FIREFIGHTER RESCUE TO FEATURE ON BBC CLOSE CALLS: ON CAMERA

Thank you from rescued farmer Graham Heatley to Ellesmere crew manager John Deakin.
Thank you from rescued farmer Graham Heatley to Ellesmere crew manager John Deakin.

The dramatic rescue of a Shropshire farmer impaled by a metal tractor fork in a bizarre accident will feature on the new series of the popular BBC Close Calls: On Camera next week.

Series presenter Nick Knowles will recall the split second moments when north Shropshire farmer Graham Heatley (52) impaled himself onto a 45 centimetre long tractor fork when he was moving a hay bale in February this year.

The 40 millimetre thick spike had gone straight through the right side of his lower back, across his abdomen and was sticking out of the left side of his stomach after the tractor, with its handbrake not properly applied, slowly pinned him by the tractor forks.

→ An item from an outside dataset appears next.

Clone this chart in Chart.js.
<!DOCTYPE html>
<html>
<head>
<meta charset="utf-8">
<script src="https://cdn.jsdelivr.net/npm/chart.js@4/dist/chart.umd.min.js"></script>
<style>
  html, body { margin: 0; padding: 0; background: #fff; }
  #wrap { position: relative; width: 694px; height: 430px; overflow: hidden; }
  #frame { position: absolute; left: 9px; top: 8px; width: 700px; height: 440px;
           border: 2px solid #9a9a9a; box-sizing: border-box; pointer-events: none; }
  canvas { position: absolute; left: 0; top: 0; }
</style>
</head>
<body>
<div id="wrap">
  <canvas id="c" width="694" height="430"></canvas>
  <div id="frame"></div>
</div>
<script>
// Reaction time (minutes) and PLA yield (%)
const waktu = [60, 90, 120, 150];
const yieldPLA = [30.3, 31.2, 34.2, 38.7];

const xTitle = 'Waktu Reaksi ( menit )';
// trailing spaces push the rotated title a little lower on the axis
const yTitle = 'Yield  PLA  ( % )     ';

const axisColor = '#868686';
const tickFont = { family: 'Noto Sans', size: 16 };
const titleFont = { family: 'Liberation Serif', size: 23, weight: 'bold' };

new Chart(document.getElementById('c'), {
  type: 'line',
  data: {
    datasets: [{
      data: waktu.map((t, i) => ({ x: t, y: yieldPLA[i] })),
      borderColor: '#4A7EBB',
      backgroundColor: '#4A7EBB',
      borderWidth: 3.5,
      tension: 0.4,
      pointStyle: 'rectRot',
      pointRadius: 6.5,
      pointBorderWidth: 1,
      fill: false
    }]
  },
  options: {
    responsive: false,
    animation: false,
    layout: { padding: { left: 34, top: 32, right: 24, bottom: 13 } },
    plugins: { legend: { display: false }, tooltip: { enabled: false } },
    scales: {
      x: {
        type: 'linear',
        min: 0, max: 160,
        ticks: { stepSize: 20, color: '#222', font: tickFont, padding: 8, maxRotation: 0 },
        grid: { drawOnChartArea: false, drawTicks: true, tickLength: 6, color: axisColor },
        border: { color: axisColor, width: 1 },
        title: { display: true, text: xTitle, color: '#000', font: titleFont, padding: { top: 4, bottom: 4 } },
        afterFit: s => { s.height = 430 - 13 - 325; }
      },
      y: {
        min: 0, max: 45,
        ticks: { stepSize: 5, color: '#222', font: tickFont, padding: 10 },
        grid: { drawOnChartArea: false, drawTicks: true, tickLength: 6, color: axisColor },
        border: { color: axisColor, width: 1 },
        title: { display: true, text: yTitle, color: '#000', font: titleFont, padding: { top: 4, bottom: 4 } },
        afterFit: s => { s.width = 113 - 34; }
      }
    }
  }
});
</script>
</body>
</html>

The scale of the drama is captured when his neighbour Henry Rook (23) makes a 999 call to the emergency services, with hardly any signal coverage and on a battery almost drained of power.

Ellesmere firefighters will tell how they were faced with an extraordinary rescue operation working with doctors and paramedics from the air ambulance.

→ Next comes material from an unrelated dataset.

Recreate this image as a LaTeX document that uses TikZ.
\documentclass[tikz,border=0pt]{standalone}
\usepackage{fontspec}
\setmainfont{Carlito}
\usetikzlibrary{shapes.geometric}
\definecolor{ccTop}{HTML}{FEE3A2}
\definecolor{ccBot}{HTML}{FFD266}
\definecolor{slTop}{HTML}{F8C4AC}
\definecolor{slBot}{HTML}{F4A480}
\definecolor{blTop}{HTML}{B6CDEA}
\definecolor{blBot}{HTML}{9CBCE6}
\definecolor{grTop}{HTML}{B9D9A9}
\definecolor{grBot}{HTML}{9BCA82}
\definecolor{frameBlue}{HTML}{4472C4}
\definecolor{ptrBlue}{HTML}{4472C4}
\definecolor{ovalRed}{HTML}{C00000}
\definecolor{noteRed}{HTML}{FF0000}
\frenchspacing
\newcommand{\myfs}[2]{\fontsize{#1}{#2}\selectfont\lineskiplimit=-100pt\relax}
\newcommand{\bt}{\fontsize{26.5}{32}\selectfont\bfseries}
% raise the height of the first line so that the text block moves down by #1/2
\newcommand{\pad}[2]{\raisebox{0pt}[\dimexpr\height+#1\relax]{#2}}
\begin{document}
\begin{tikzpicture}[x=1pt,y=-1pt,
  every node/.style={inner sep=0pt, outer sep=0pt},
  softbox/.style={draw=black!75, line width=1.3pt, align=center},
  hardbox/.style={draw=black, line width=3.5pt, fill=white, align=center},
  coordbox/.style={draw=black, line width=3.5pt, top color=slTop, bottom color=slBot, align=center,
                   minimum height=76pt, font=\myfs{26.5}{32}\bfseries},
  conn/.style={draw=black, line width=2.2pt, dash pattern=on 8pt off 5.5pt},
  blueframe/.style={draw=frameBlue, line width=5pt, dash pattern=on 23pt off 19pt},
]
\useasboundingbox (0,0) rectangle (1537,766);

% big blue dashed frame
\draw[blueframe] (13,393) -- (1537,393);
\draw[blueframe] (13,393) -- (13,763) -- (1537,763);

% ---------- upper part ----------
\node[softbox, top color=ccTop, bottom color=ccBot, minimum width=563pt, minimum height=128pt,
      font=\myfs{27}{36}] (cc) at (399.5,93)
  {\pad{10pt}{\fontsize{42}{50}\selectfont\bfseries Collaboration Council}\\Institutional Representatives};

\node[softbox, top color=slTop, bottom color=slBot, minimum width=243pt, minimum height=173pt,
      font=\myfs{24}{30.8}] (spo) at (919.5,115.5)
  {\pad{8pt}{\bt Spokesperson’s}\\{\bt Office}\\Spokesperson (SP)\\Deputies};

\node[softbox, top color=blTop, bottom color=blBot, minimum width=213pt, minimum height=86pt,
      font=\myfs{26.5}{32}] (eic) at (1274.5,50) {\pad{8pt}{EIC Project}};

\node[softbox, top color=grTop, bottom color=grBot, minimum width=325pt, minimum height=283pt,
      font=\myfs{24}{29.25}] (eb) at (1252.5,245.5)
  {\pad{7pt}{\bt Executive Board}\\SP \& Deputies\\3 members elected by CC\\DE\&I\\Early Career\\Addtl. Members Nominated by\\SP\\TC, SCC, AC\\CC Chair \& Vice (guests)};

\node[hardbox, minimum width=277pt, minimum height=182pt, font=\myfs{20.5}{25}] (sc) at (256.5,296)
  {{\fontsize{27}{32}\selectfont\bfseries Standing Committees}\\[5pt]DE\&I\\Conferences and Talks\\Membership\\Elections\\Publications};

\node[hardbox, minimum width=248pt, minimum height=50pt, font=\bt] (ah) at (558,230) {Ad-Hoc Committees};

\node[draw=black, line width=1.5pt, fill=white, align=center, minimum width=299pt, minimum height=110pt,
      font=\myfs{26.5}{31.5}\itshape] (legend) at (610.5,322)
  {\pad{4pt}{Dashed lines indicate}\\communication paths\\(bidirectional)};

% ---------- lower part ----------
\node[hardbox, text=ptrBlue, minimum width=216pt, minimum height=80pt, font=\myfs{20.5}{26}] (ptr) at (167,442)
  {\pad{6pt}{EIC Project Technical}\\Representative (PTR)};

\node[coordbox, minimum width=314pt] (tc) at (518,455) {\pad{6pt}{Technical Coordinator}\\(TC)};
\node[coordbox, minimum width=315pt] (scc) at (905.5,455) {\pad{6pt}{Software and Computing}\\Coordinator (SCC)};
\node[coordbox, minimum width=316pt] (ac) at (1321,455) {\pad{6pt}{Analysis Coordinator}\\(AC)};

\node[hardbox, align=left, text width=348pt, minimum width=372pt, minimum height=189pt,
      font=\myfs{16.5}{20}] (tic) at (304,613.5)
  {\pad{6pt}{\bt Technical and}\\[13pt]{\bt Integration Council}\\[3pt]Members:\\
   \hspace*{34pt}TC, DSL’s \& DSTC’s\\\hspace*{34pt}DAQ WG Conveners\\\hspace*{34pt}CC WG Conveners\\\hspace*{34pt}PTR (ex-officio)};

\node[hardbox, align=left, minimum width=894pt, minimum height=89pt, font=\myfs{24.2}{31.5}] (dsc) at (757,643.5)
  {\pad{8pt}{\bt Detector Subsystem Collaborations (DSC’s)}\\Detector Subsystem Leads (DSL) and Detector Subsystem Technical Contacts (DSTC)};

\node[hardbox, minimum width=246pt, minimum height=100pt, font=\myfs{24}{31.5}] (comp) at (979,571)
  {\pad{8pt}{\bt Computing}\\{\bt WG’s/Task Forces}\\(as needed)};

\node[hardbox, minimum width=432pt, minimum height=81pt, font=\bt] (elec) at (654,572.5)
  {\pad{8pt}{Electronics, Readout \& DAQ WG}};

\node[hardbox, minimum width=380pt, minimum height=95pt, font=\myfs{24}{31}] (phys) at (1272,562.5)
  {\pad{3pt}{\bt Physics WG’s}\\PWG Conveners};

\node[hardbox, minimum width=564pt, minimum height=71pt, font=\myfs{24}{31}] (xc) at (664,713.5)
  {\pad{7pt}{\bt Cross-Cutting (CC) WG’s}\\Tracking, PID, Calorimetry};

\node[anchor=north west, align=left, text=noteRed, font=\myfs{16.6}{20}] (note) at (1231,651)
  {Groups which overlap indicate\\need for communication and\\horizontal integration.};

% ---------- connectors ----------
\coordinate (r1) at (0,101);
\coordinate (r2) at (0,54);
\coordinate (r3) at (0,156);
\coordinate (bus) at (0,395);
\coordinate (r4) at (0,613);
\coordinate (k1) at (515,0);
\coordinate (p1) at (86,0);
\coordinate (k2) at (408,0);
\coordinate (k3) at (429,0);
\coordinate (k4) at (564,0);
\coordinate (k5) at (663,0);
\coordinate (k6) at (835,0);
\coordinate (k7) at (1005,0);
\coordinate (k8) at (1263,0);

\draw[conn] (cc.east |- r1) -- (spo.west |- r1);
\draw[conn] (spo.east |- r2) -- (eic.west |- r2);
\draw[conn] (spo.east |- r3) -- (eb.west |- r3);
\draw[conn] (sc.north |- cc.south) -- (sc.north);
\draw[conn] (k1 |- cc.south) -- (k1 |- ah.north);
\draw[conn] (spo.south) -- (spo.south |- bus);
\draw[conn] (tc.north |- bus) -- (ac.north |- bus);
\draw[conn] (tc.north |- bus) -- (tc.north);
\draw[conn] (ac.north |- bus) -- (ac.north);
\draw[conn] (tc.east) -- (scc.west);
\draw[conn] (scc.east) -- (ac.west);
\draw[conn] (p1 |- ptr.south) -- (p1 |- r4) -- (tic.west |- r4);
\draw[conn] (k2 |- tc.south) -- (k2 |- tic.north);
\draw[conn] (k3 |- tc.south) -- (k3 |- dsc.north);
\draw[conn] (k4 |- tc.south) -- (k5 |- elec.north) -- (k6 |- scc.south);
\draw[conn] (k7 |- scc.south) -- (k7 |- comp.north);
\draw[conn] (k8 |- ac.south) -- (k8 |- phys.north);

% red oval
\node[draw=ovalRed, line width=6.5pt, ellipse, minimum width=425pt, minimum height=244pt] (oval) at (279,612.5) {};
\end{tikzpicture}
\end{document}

He had been removing black plastic from a three-quarter tonne hay bale with his back to the Deutz 110 hp tractor when it rolled forward and slowly skewered him, pinning him to the hay.

“I don’t think I applied the handbrake properly on the tractor because I began to feel the fork going into me and there was nothing I could do about it.

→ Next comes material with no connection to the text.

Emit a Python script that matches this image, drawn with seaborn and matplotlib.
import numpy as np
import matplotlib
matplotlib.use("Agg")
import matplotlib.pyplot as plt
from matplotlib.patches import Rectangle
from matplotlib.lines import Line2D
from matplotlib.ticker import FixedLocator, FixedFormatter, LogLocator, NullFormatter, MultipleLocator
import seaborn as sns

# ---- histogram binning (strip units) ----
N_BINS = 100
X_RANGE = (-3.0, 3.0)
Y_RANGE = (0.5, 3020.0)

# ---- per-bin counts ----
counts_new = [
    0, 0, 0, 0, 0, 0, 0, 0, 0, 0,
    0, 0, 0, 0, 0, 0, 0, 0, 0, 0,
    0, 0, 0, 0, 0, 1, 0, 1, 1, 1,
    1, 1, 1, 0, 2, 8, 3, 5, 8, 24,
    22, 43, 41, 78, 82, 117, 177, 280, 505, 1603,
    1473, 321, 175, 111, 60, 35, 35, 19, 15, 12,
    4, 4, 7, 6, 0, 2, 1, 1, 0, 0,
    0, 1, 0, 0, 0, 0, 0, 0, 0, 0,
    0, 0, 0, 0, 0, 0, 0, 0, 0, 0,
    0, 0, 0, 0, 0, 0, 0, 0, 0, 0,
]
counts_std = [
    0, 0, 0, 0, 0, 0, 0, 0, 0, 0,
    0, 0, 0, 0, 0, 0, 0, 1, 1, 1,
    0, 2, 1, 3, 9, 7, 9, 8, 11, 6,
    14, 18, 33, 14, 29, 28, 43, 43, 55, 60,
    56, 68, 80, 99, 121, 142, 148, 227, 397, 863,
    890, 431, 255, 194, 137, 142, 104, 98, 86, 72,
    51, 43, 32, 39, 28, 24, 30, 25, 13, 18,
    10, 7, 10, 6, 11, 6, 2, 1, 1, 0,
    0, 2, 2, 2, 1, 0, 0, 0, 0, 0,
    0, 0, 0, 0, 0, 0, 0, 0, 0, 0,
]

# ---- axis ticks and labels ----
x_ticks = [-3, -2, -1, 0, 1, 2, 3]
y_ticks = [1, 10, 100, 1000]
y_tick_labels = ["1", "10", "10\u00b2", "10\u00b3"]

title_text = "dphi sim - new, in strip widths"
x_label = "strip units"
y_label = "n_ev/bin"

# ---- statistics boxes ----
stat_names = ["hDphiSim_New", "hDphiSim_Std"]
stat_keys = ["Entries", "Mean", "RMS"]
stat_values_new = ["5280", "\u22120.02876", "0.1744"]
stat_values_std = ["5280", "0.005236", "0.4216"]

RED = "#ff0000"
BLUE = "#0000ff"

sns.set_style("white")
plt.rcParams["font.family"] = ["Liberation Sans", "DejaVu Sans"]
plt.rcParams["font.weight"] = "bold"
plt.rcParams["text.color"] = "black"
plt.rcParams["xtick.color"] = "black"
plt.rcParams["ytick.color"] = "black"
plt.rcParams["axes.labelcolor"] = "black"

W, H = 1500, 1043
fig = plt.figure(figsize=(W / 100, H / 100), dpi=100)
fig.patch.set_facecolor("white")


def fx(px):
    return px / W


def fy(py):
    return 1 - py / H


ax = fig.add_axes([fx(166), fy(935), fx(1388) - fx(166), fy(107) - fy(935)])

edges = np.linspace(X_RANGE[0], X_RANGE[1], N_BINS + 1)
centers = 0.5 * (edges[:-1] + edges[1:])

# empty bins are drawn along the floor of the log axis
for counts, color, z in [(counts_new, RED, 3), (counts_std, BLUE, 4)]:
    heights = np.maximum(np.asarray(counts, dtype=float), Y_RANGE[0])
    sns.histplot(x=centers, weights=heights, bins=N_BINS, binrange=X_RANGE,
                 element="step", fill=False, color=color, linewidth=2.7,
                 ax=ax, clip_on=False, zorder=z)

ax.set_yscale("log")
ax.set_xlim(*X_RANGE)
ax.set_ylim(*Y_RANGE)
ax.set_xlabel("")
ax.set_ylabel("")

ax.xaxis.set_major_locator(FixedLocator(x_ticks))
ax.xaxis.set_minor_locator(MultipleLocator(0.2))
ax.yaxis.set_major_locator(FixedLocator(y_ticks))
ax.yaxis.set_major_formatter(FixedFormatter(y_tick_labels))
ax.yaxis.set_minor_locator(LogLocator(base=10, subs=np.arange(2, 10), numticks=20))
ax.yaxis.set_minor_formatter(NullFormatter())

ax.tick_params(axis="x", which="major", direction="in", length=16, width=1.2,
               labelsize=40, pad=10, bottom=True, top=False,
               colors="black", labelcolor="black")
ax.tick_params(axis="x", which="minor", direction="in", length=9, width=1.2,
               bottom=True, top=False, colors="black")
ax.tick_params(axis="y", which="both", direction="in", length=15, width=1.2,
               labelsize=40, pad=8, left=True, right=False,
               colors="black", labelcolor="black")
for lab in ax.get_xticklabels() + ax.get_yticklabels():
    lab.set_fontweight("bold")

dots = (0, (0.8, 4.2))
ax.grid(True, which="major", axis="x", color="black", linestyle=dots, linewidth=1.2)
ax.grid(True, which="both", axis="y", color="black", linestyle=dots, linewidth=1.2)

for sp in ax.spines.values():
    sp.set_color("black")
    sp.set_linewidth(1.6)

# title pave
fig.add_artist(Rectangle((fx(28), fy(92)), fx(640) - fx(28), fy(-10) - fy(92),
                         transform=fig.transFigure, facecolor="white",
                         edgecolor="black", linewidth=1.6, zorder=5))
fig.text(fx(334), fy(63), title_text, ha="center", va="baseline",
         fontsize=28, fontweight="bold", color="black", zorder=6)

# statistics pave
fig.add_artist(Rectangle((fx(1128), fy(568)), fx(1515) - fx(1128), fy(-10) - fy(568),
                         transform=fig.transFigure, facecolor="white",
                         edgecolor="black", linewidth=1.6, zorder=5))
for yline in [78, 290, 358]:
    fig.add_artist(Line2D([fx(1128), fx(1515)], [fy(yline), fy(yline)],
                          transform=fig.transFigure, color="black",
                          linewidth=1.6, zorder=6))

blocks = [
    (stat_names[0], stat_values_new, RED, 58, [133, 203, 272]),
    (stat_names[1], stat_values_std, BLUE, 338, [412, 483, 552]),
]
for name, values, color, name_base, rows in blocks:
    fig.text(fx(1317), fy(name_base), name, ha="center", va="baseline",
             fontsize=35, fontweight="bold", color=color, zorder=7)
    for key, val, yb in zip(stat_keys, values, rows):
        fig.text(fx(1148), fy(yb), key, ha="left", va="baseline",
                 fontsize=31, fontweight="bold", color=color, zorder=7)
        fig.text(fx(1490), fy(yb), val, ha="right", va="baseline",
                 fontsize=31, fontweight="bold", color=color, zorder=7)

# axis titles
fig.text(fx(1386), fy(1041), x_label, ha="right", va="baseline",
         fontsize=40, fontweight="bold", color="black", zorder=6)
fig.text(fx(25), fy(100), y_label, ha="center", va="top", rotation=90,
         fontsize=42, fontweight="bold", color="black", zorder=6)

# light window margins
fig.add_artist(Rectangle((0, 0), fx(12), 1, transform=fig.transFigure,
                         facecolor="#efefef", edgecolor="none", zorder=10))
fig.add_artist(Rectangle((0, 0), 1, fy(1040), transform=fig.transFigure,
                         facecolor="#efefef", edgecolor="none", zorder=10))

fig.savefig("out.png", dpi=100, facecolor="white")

“I could feel the prong going through my back and into the hay so I was trapped,” said Mr Heatley shortly after the event.

Neighbours heard his shouts for help and Henry managed to get through to the emergency services on his third attempt. Fortunately his mobile was the only one working, left with a small amount of battery life, after an all day electricity blackout.

On call firefighters from Shropshire Fire and Rescue Service arrived at The Grange Farm, Lyneal, as paramedic Kerry Hemas and a doctor from the county air ambulance were administering morphine to the 52-year-old farmer.

“I liaised with the doctor to find out how much time we had to get him out. Our initial thoughts were to cut the spike off but it was made of thick and hardened steel and our Holmatro cutting gear wouldn’t get through it,” said John Deakin, crew manager at Ellesmere Fire Station.

“We considered using acetylene to cut it but that was flawed because the heat would transfer along the metal spike and into Graham’s body.

“The only way was to take the prong off the machine and leave it inside Graham while he was taken to hospital.”

Working closely with the doctor and ambulance crew, four firefighters held the farmer’s body steady while colleagues used WD40 to loosen a nut, clamped it and managed to hammer the prong free.

“We were talking to Graham throughout telling him what we were doing and he was quite amazing. We had to tap the bar with a hammer to free it and Graham knew about that,” said John, whose full time job is a line manager for a robotics milking firm.

With the spike sticking out of his body, the badly injured man was carefully laid on his side by firefighters who put him onto a stretcher.

Within an hour of their arrival, the farmer was being flown to the University Hospital of North Staffordshire where surgeons were waiting to operate to remove the spike which had narrowly missed piercing arteries and organs.

A second air ambulance had arrived at the rescue scene with pints of blood which the medical team feared they would need.

“It was a very pleasing and successful outcome to a quite unusual and difficult incident,” added John, with 30 years experience as an on call firefighter.

Graham Heatley has recovered well from his ordeal.

The programme will air on BBC Close Calls on BBC One October 28 at 11.45am to 12.15 and again on October 29 at 7.45am on BBC 2.